Apr 27, 2009
Pakistan's Craven Government
60 Miles From Islamabad
New York Times
April 27, 2009
If the Indian Army advanced within 60 miles of Islamabad, you can bet Pakistan’s army would be fully mobilized and defending the country in pitched battles. Yet when the Taliban got that close to the capital on Friday, pushing into the key district of Buner, Pakistani authorities sent only several hundred poorly equipped and underpaid constabulary forces.
On Sunday, security forces were reported to be beginning a push back. The latest advance by the Taliban is one more frightening reminder that most Pakistanis — from top civilian and military leaders to ordinary citizens — still do not fully understand the mortal threat that the militants pose to their fragile democracy. And one more reminder to Washington that it can waste no time enabling such denial.

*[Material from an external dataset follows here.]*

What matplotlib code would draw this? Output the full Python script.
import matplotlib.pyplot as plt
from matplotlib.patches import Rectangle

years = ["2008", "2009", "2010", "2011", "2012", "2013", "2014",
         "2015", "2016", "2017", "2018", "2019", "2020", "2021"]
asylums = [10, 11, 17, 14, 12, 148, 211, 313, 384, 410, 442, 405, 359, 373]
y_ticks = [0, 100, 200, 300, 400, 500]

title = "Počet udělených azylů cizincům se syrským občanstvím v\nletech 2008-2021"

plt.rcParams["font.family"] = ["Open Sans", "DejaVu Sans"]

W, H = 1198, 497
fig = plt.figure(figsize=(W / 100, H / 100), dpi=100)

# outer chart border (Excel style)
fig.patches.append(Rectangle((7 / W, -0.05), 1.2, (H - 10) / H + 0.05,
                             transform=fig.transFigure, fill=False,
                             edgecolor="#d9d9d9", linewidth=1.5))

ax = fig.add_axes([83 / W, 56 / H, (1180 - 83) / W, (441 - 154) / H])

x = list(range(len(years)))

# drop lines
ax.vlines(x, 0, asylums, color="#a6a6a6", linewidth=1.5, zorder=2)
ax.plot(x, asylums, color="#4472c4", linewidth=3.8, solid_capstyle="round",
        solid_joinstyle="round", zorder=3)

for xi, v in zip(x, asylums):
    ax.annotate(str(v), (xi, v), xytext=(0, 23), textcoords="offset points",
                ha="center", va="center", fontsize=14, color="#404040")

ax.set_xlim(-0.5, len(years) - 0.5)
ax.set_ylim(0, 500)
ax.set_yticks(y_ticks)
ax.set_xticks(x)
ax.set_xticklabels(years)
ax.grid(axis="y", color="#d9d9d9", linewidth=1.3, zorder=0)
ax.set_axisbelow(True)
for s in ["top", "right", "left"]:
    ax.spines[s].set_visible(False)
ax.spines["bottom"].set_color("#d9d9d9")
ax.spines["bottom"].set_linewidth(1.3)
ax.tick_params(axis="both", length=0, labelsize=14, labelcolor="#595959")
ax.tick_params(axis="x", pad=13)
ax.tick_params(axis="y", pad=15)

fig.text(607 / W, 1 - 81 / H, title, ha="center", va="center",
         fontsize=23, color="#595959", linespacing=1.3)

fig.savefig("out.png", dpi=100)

Pakistanis don’t have to look far to see what life would be like under Taliban rule. Since an army-backed peace deal ceded the Swat Valley to the militants, the Taliban have fomented class revolt and terrorized the region by punishing “un-Islamic” activities like dancing and girls’ attending school. The more territory Pakistan cedes to the extremists, the more room the Taliban and Al Qaeda will have to launch attacks on American and NATO forces in Afghanistan.
And — most frightening of all — if the army cannot or will not defend its own territory against the militants, how can anyone be sure it will protect Pakistan’s 60 or so nuclear weapons?

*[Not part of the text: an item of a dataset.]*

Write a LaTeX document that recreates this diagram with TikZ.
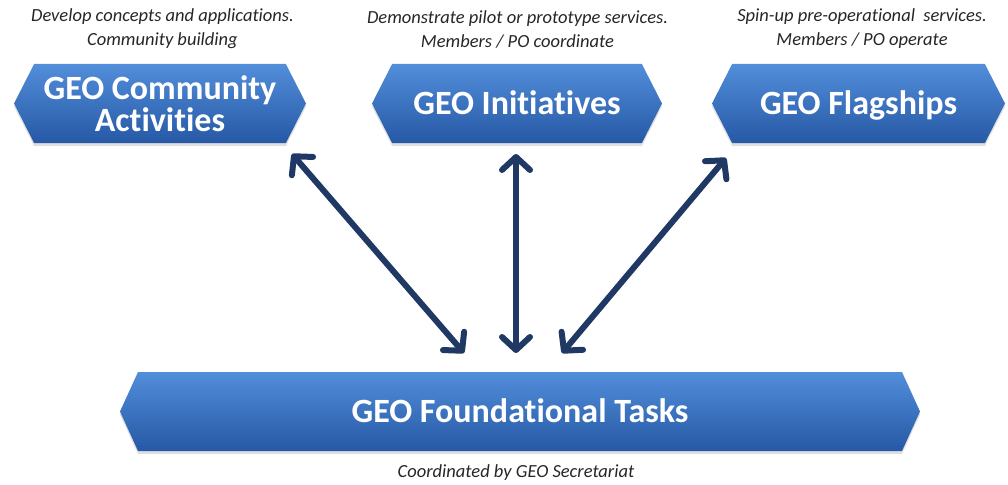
\documentclass[tikz,border=0pt]{standalone}
\usepackage{fontspec}
\setmainfont{Carlito}[Ligatures=NoCommon]
\usetikzlibrary{shapes.symbols,arrows.meta,shadows}
\definecolor{navy}{RGB}{31,56,100}
\definecolor{btop}{RGB}{82,142,218}
\definecolor{bbot}{RGB}{38,88,165}
\tikzset{
  geobox/.style={signal, signal to=east and west, signal pointer angle=126,
    top color=btop, bottom color=bbot, draw=none, inner sep=0pt,
    minimum height=79pt, text=white, align=center,
    font=\bfseries\fontsize{34}{32}\selectfont,
    drop shadow={opacity=0.25, shadow xshift=0pt, shadow yshift=-3pt}},
  oneline/.style={text height=22pt, text depth=0pt},
  note/.style={font=\itshape\fontsize{18.5}{24}\selectfont, align=center, text=black!85},
  link/.style={draw=navy, line width=6pt, line cap=round,
    {Straight Barb[length=13pt, width=28pt, line cap=round, line join=round]}-{Straight Barb[length=13pt, width=28pt, line cap=round, line join=round]}}
}
\begin{document}
\begin{tikzpicture}[x=1pt,y=-1pt]
\useasboundingbox (0,0) rectangle (1008,484);
\node[geobox, minimum width=292pt] (ca) at (160,103.5) {GEO Community\\Activities};
\node[geobox, oneline, minimum width=290pt] (gi) at (517,103.5) {GEO Initiatives};
\node[geobox, oneline, minimum width=293pt] (gf) at (858.5,103.5) {GEO Flagships};
\node[geobox, oneline, minimum width=800pt, signal pointer angle=131] (ft) at (520,411.5) {GEO Foundational Tasks};
\node[note] (n1) at (162.5,29) {Develop concepts and applications.\\Community building};
\node[note] (n2) at (517.5,29) {Demonstrate pilot or prototype services.\\Members / PO coordinate};
\node[note] (n3) at (862,29) {Spin-up pre-operational\ \ services.\\Members / PO operate};
\node[note] (n4) at (516,473) {Coordinated by GEO Secretariat};
\coordinate (a1s) at (292,154);
\coordinate (a1e) at (464,353);
\coordinate (a2s) at (516,154);
\coordinate (a2e) at (516,353);
\coordinate (a3s) at (726,158);
\coordinate (a3e) at (562,353);
\draw[link] (a1s) -- (a1e);
\draw[link] (a2s) -- (a2e);
\draw[link] (a3s) -- (a3e);
\end{tikzpicture}
\end{document}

Secretary of State Hillary Clinton was right last week when she warned that Pakistan was “abdicating to the Taliban.” American military leaders in recent days have also begun to raise the alarm, but for too long they insisted that Gen. Ashfaq Parvez Kayani, chief of staff of the army, did recognize the seriousness of the threat. We certainly have not seen it.
On Friday, even as Mr. Kayani insisted “victory against terror and militancy will be achieved at all costs,” he defended the Swat deal. On Sunday, government officials insisted again that the deal remained in force despite obvious Taliban violations. Mr. Kayani complains that his troops lack the right tools to take on the militants, including helicopters and night-vision goggles. The army should have used some of the $12 billion it received from Washington over the last seven years to do just that, instead of spending the money on equipment and training to go after India. The next round of aid should include these items but also require that they be used to fight the militants.
Pakistan’s weak civilian leaders, including President Asif Ali Zardari and the opposition leader Nawaz Sharif, are complicit in the dangerous farce, wasting energy on political rivalries. They must persuade General Kayani to shift at least part of his focus and far more resources away from the Indian border to the Afghan border.
Things are not going smoothly on the American side either. President Obama was right to recognize the need for an integrated strategy dealing with both Afghanistan and Pakistan. But his team has a lot more work to do, including figuring out ways to strengthen Pakistan’s government and its political will.
Congress is mulling two different bills increasing aid to Pakistan. Whichever prevails should set clear benchmarks, especially on military spending. Like Pakistan, Washington cannot afford to waste any more time figuring out the way forward — not with the Taliban 60 miles from Islamabad.